Наверное, он бы смог оклеить такими бумаженциями целую комнату. Присовокупить сюда метрику, и паршивенькие школьные табели, и лабораторные анализы — свидетельства прогрессирующего цирроза печени, ну и еще конфирмационный девиз, который он, как ни странно, сохранил: «Будь верен до смерти, и дам тебе венец жизни»[4]. А что это — венец жизни? Так вот прямо на его глупую башку и наденут венец — господи боже ты мой! О чем только пастор думал, когда выбрал для него этот девиз? Он понятия не имеет, что такое жизнь, и уж тем более не представляет себе, что следует разуметь под венцом жизни.

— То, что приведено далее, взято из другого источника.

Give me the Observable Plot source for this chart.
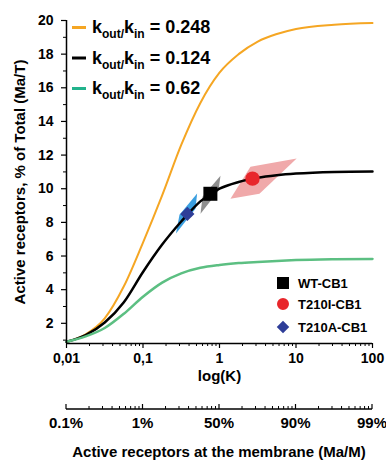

Одно ясно: ему этого венца не носить.
Впрочем, их отнюдь не много, таких бумажонок, стен ими не оклеишь. Он растратил жизнь на пустяки, не оставил в мире следа, ничего не достиг, ничего не изменил, ничему не воспрепятствовал. С детства слыл за дурачка. В первую очередь с легкой руки Элизабет. И ведь за долгие годы никто так и не догадался, как ясно и отчетливо он все понимает, так ясно, что порой из этой чудовищной ясности есть лишь один-едииственный выход — напиться. Отчего он безропотно терпел, что его считают дураком и тупицей? Боялся сделать над собой усилие и взбунтоваться против чужих предрассудков? Да-да, наверное, все дело в этом — в готовности к отступлению, в чувстве безысходности, которое ни на миг не оставляет его. В чем бы они его ни подозревали, какие бы ни навешивали обвинения — все это припечатывал штемпель с надписью, видимой только ему и незримой для других: протест бессмыслен. Вот отчего он впал в апатию и покорность.
Отец тоже считал его пустоцветом. Теперь-то он знает почему: отец тоже был человеком слабохарактерным, и еще более слабохарактерный отпрыск пришелся ему очень кстати — было на кого смотреть свысока, а потом тешиться иллюзией собственного превосходства. Рудольф усвоил, что отец, сестра, а мало-помалу и все окружающие составили себе о нем вполне определенное представление и стремиться быть иным бесполезно. В угоду им он стал рохлей, неудачником, пьяницей, который в самом деле заслуживает презрения. Лишь в последние годы, с той поры как Ульрих и Элизабет уехали из виллы, он почувствовал в отце безмолвное сочувствие, и между ними установилось молчаливое согласие двух единомышленников, двух побежденных, ведь Ульрих прижал к стенке не только его, но и отца.
Протест бессмыслен. Жизнь шла где-то вокруг, мимо, а он был предоставлен самому себе. И конечно, ему давным-давно уже нельзя появляться на людях, он и сам это чувствовал. Готов был даже скрыться с собственных глаз. Был себе противен.